I guess it is hard to stay inside for a long time due to the harshness of the experience and darkness. The space itself has the atmosphere of a prison used in the narrative with its darkness.
It immediately creates shocking images in your brain, depending on your imagination. I began to realize what space does, what space represents and how it quickly captures your imagination when it is darkened.
It is also interesting to think about how sound works in terms of creating space. The installation turns into an abstract representation of the prison where visitors can experience a relationship with sound, silence and darkness as a means of torture.
"Earwitness" (2018) is another work presented on the second floor of Witte de With that occupies two rooms. As you enter the space, the room on the right-hand side is filled with lots of objects spread out through the space.
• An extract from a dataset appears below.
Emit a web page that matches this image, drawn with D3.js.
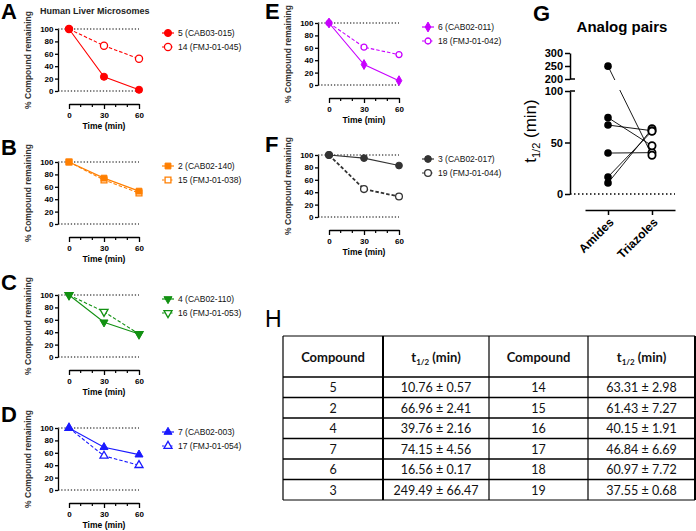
<!DOCTYPE html>
<html>
<head>
<meta charset="utf-8">
<script src="https://cdn.jsdelivr.net/npm/d3@7"></script>
<style>
body { margin: 0; background: #fff; }
svg { display: block; font-family: "Liberation Sans", Arial, sans-serif; }
</style>
</head>
<body>
<svg id="fig" width="696" height="531"></svg>
<script>
// ---- data ----
var times = [0, 30, 60];
var xTicks = [0, 30, 60];
var xMinorTicks = [10, 20, 40, 50];
var yTicks = [0, 20, 40, 60, 80, 100];
var panelLetters = ["A", "B", "C", "D", "E", "F"];
var amideNames = ["5 (CAB03-015)", "2 (CAB02-140)", "4 (CAB02-110)", "7 (CAB02-003)", "6 (CAB02-011)", "3 (CAB02-017)"];
var triazoleNames = ["14 (FMJ-01-045)", "15 (FMJ-01-038)", "16 (FMJ-01-053)", "17 (FMJ-01-054)", "18 (FMJ-01-042)", "19 (FMJ-01-044)"];
var amideRemaining = [[100, 23, 2], [100, 74, 53], [100, 56, 37], [100, 69, 57], [100, 33, 7], [100, 95, 83]];
var triazoleRemaining = [[100, 73, 52], [100, 71, 50], [100, 73, 37], [100, 55, 40], [100, 61, 49], [100, 45, 33]];
var panelColors = ["#ff0000", "#ff7f00", "#129112", "#1a1aff", "#c800ff", "#333333"];

var groups = ["Amides", "Triazoles"];
var amideCompounds = ["5", "2", "4", "7", "6", "3"];
var amideHalfLife = [10.76, 66.96, 39.76, 74.15, 16.56, 249.49];
var amideHalfLifeErr = [0.57, 2.41, 2.16, 4.56, 0.17, 66.47];
var triazoleCompounds = ["14", "15", "16", "17", "18", "19"];
var triazoleHalfLife = [63.31, 61.43, 40.15, 46.84, 60.97, 37.55];
var triazoleHalfLifeErr = [2.98, 7.27, 1.91, 6.69, 7.72, 0.68];
var gLowTicks = [0, 50, 100];
var gHighTicks = [200, 250, 300];

// ---- layout ----
var panelLayout = [
    {ax: 58, top: 29, lx: 1, ly: 19},
    {ax: 58, top: 162, lx: 1, ly: 155},
    {ax: 58, top: 295, lx: 1, ly: 290},
    {ax: 58, top: 428, lx: 1, ly: 422},
    {ax: 318, top: 23, lx: 265, ly: 19},
    {ax: 318, top: 155, lx: 265, ly: 152}
];
// filled / open marker shape and area for each panel
var symbolsFilled = [d3.symbolCircle, d3.symbolSquare, d3.symbolTriangle, d3.symbolTriangle, d3.symbolDiamond, d3.symbolCircle];
var symbolsOpen = [d3.symbolCircle, d3.symbolSquare, d3.symbolTriangle, d3.symbolTriangle, d3.symbolCircle, d3.symbolCircle];
var symbolSize = [40, 34, 28, 28, 28, 36];
var symbolRotate = [0, 0, 180, 0, 0, 0];

var svg = d3.select('#fig');
var tickFont = '"Liberation Sans Narrow", "Arial Narrow", "Liberation Sans", Arial, sans-serif';

function styleSmallAxis(sel) {
    sel.selectAll('path.domain').attr('stroke', '#000').attr('stroke-width', 1.3);
    sel.selectAll('.tick line').attr('stroke', '#000').attr('stroke-width', 1.3);
    sel.selectAll('.tick text').attr('font-family', tickFont).attr('font-weight', 'bold')
        .attr('font-size', 8).attr('fill', '#000');
}

function marker(g, idx, cx, cy, open, color) {
    var sym = d3.symbol().type(open ? symbolsOpen[idx] : symbolsFilled[idx]).size(symbolSize[idx]);
    g.append('path')
        .attr('d', sym())
        .attr('transform', 'translate(' + cx + ',' + cy + ') rotate(' + symbolRotate[idx] + ')')
        .attr('fill', open ? '#fff' : color)
        .attr('stroke', color)
        .attr('stroke-width', open ? 1.3 : 1);
}

function drawPanel(i) {
    var p = panelLayout[i],
        color = panelColors[i],
        g = svg.append('g').attr('class', 'panel panel-' + panelLetters[i]);
    var x = d3.scaleLinear().domain([0, 60]).range([p.ax + 11, p.ax + 81]);
    var y = d3.scaleLinear().domain([0, 100]).range([p.top + 62, p.top]);

    g.append('text').attr('x', p.lx).attr('y', p.ly).attr('font-size', 22).attr('font-weight', 'bold')
        .text(panelLetters[i]);

    // dotted reference lines at 0 and 100
    [0, 100].forEach(function(v) {
        g.append('line')
            .attr('x1', p.ax).attr('x2', x(60))
            .attr('y1', y(v)).attr('y2', y(v))
            .attr('stroke', '#000').attr('stroke-width', 1.2)
            .attr('stroke-dasharray', '1.3,1.9');
    });

    g.append('g').attr('transform', 'translate(' + p.ax + ',0)')
        .call(d3.axisLeft(y).tickValues(yTicks).tickSize(3).tickSizeOuter(0).tickPadding(1.5))
        .call(styleSmallAxis);

    var xa = g.append('g').attr('transform', 'translate(0,' + (y(0) + 13) + ')')
        .call(d3.axisBottom(x).tickValues(xTicks).tickSize(5).tickSizeOuter(0).tickPadding(3))
        .call(styleSmallAxis);
    xa.selectAll('line.minor').data(xMinorTicks).enter().append('line')
        .attr('class', 'minor')
        .attr('x1', function(d) { return x(d); }).attr('x2', function(d) { return x(d); })
        .attr('y1', 0).attr('y2', 3)
        .attr('stroke', '#000').attr('stroke-width', 1.2);

    g.append('text')
        .attr('x', (x(0) + x(60)) / 2).attr('y', y(0) + 38)
        .attr('text-anchor', 'middle').attr('font-weight', 'bold').attr('font-size', 8.5)
        .attr('font-family', tickFont)
        .text('Time (min)');

    g.append('text')
        .attr('transform', 'translate(' + (p.ax - 27) + ',' + (p.top + 31) + ') rotate(-90)')
        .attr('text-anchor', 'middle').attr('font-weight', 'bold').attr('font-size', 8.5)
        .attr('fill', '#333')
        .text('% Compound remaining');

    var line = d3.line()
        .x(function(d, j) { return x(times[j]); })
        .y(function(d) { return y(d); });

    var series = [
        {values: triazoleRemaining[i], open: true, name: triazoleNames[i]},
        {values: amideRemaining[i], open: false, name: amideNames[i]}
    ];
    series.forEach(function(s) {
        g.append('path').datum(s.values)
            .attr('d', line)
            .attr('fill', 'none')
            .attr('stroke', color)
            .attr('stroke-width', i === 5 && s.open ? 1.8 : 1.1)
            .attr('stroke-dasharray', s.open ? '3.5,2' : null);
        s.values.forEach(function(v, j) {
            marker(g, i, x(times[j]), y(v), s.open, color);
        });
    });

    // legend
    series.slice().reverse().forEach(function(s, k) {
        var ly = p.top + 4 + k * 14;
        g.append('line')
            .attr('x1', p.ax + 104).attr('x2', p.ax + 116)
            .attr('y1', ly).attr('y2', ly)
            .attr('stroke', color).attr('stroke-width', 1.2)
            .attr('stroke-dasharray', s.open ? '2.5,1.5' : null);
        marker(g, i, p.ax + 110, ly, s.open, color);
        g.append('text')
            .attr('x', p.ax + 120).attr('y', ly + 3)
            .attr('font-size', 8.5).attr('fill', '#111')
            .text(s.name);
    });
}

for (var i = 0; i < panelLetters.length; i++) {
    drawPanel(i);
}

svg.append('text').attr('x', 40).attr('y', 14).attr('font-size', 9).attr('font-weight', 'bold')
    .attr('fill', '#222').text('Human Liver Microsomes');

// ---- panel G ----
var gG = svg.append('g').attr('class', 'panel-G');
var gx = d3.scalePoint().domain(groups).range([585, 675]).padding(0.523);
var yLow = d3.scaleLinear().domain([0, 100]).range([194, 91]);
var yHigh = d3.scaleLinear().domain([200, 300]).range([79, 53]);
function yG(v) { return v > 150 ? yHigh(v) : yLow(v); }

gG.append('text').attr('x', 533).attr('y', 21).attr('font-size', 22).attr('font-weight', 'bold').text('G');
gG.append('text').attr('x', 622).attr('y', 32).attr('text-anchor', 'middle')
    .attr('font-size', 15).attr('font-weight', 'bold').text('Analog pairs');

function styleGAxis(sel) {
    sel.selectAll('path.domain').attr('stroke', '#000').attr('stroke-width', 1.5);
    sel.selectAll('.tick line').attr('stroke', '#000').attr('stroke-width', 1.5);
    sel.selectAll('.tick text').attr('font-weight', 'bold').attr('font-size', 11).attr('fill', '#000')
        .attr('font-family', '"Liberation Sans", Arial, sans-serif');
}
gG.append('line').attr('x1', 570).attr('x2', 675).attr('y1', yLow(0)).attr('y2', yLow(0))
    .attr('stroke', '#000').attr('stroke-width', 1.5).attr('stroke-dasharray', '1.5,2.5');
gG.append('g').attr('transform', 'translate(570,0)')
    .call(d3.axisLeft(yLow).tickValues(gLowTicks).tickSize(5).tickSizeOuter(0).tickPadding(2))
    .call(styleGAxis);
gG.append('g').attr('transform', 'translate(570,0)')
    .call(d3.axisLeft(yHigh).tickValues(gHighTicks).tickSize(5).tickSizeOuter(0).tickPadding(2))
    .call(styleGAxis);
// break stubs
[yHigh(200), yLow(100)].forEach(function(yy) {
    gG.append('line').attr('x1', 570).attr('x2', 575).attr('y1', yy).attr('y2', yy)
        .attr('stroke', '#000').attr('stroke-width', 1.5);
});

var gxa = gG.append('g').attr('transform', 'translate(0,210)')
    .call(d3.axisBottom(gx).tickSize(5).tickSizeOuter(0))
    .call(styleGAxis);
gxa.selectAll('.tick text')
    .attr('text-anchor', 'end').attr('font-size', 12)
    .attr('x', 0).attr('y', 0).attr('dy', 0)
    .attr('transform', 'translate(6,13) rotate(-45)');

gG.append('text')
    .attr('transform', 'translate(536,131) rotate(-90)')
    .attr('text-anchor', 'middle').attr('font-size', 17)
    .call(function(t) {
        t.append('tspan').text('t');
        t.append('tspan').attr('font-size', 11).attr('dy', 4).text('1/2');
        t.append('tspan').attr('dy', -4).text(' (min)');
    });

var clip = svg.append('defs').append('clipPath').attr('id', 'gbreak');
clip.append('rect').attr('x', 560).attr('y', 0).attr('width', 130).attr('height', 80);
clip.append('rect').attr('x', 560).attr('y', 90).attr('width', 130).attr('height', 130);

var pairs = d3.range(amideHalfLife.length);
gG.append('g').attr('clip-path', 'url(#gbreak)').selectAll('line.pair').data(pairs).enter().append('line')
    .attr('class', 'pair')
    .attr('x1', gx('Amides')).attr('x2', gx('Triazoles'))
    .attr('y1', function(d) { return yG(amideHalfLife[d]); })
    .attr('y2', function(d) { return yG(triazoleHalfLife[d]); })
    .attr('stroke', '#000').attr('stroke-width', 0.9);
gG.selectAll('circle.amide').data(amideHalfLife).enter().append('circle')
    .attr('class', 'amide')
    .attr('cx', gx('Amides')).attr('cy', function(d) { return yG(d); })
    .attr('r', 3.8).attr('fill', '#000');
gG.selectAll('circle.triazole').data(triazoleHalfLife).enter().append('circle')
    .attr('class', 'triazole')
    .attr('cx', gx('Triazoles')).attr('cy', function(d) { return yG(d); })
    .attr('r', 3.6).attr('fill', '#fff').attr('stroke', '#000').attr('stroke-width', 1.8);

// ---- panel H (table) ----
var gH = svg.append('g').attr('class', 'panel-H');
gH.append('text').attr('x', 265).attr('y', 327).attr('font-size', 23).text('H');

var colEdges = [283, 383, 489, 588, 695];
var headerTop = 336, headerBottom = 377;
var rowY = d3.scaleLinear().domain([0, amideCompounds.length]).range([headerBottom, 500]);
var tableFont = 'Lato, "Open Sans", "Liberation Sans", sans-serif';

function fmt(v, e) { return v.toFixed(2) + ' \u00b1 ' + e.toFixed(2); }
var rows = amideCompounds.map(function(c, k) {
    return [c, fmt(amideHalfLife[k], amideHalfLifeErr[k]), triazoleCompounds[k], fmt(triazoleHalfLife[k], triazoleHalfLifeErr[k])];
});

function colMid(c) { return (colEdges[c] + colEdges[c + 1]) / 2; }

// header
[0, 1, 2, 3].forEach(function(c) {
    var t = gH.append('text').attr('x', colMid(c)).attr('y', 362)
        .attr('text-anchor', 'middle').attr('font-family', tableFont).attr('font-size', 13)
        .attr('font-weight', 'bold').attr('fill', '#111');
    if (c % 2 === 0) {
        t.text('Compound');
    } else {
        t.append('tspan').text('t');
        t.append('tspan').attr('font-size', 8).attr('dy', 3).text('1/2');
        t.append('tspan').attr('dy', -3).text(' (min)');
    }
});
rows.forEach(function(r, k) {
    r.forEach(function(cell, c) {
        gH.append('text').attr('x', colMid(c)).attr('y', (rowY(k) + rowY(k + 1)) / 2 + 5)
            .attr('text-anchor', 'middle').attr('font-family', tableFont).attr('font-size', 12.5)
            .attr('fill', '#111')
            .text(cell);
    });
});

// grid lines
var hLines = [headerTop, headerBottom].concat(d3.range(1, rows.length + 1).map(function(k) { return rowY(k); }));
hLines.forEach(function(yy, k) {
    gH.append('line').attr('x1', colEdges[0]).attr('x2', colEdges[4]).attr('y1', yy).attr('y2', yy)
        .attr('stroke', '#000').attr('stroke-width', (k === 0 || k === hLines.length - 1) ? 1 : 1.6);
});
colEdges.forEach(function(xx, c) {
    gH.append('line').attr('x1', xx).attr('x2', xx).attr('y1', headerTop).attr('y2', rowY(rows.length))
        .attr('stroke', '#000').attr('stroke-width', (c === 1 || c === 4) ? 2 : 1.2);
});
</script>
</body>
</html>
It is normal to see an artist who re-contextualizes daily life objects for the sake of art in a museum, but Abu Hamdan's intention is different: He uses these objects to create his sound inventory.
Each object on the floor represents juridical cases. Abu Hamdan has produced a video placed across the objects. Abu Hamdan has created this work with collaboration with David Rienfurt. The artist created the script and read it on a computer. The video placed on the wall plays back via a speech-to-text algorithm software designed by David Rienfurt. The work is about the sound of the objects and their related juridical cases but there is nothing to hear. It is a sound piece, which you cannot listen to. The artist wanted to have only "Saydnaya (the missing 19db)" (2017) as a sound piece that could be heard which created images in your brain. However, "Earwitness" (2018) gives the image and text but leaves the sound out. So, it is up to you to imagine the sound.